The dressing factory, known as the Ella facility (because it is on Ella Avenue) is the largest of the three Sandpoint facilities. This is where Litehouse combines cheese and buttermilk to make dairy-based salad dressings. The plant also manufactures oil-based dressings and fruit dips.

The Ella plant has four mixing platforms with blenders and processing vats. Blue cheese is added to buttermilk along with house-made mayonnaise and other ingredients to make the blue cheese dressing. The mixture is pumped from the mixing station to the filler. Bottles are filled then capped and sealed with a neck band.

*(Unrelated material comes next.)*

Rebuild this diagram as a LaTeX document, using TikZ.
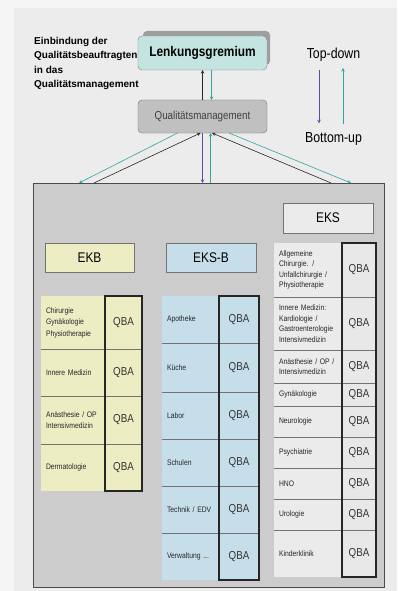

Litehouse makes various dressing formats, including 11- and 13-ounce jars, 20-ounce squeezable bottles, 32-ounce bottles for foodservice and club store accounts and gallons for institutional customers. There are also plastic pouches (called pillows) formed from roll stock and small dipping cups. These are used in salad kits sold by third parties.

The company describes its blue cheese prices as “mid-range.” Litehouse keeps its prices low because it makes its own cheese and yogurt, and it operates its own transportation network. That gives the company “some realcost advantages,” Frank said.

Litehouse can back up its claim of high quality by pointing to its SQF Level 3 certification for its dairy facilities. The company applied for Level 3, skipping over Level 2, because it felt it already had high-quality systems and documentation in place. Litehouse had to invest in some plant upgrades.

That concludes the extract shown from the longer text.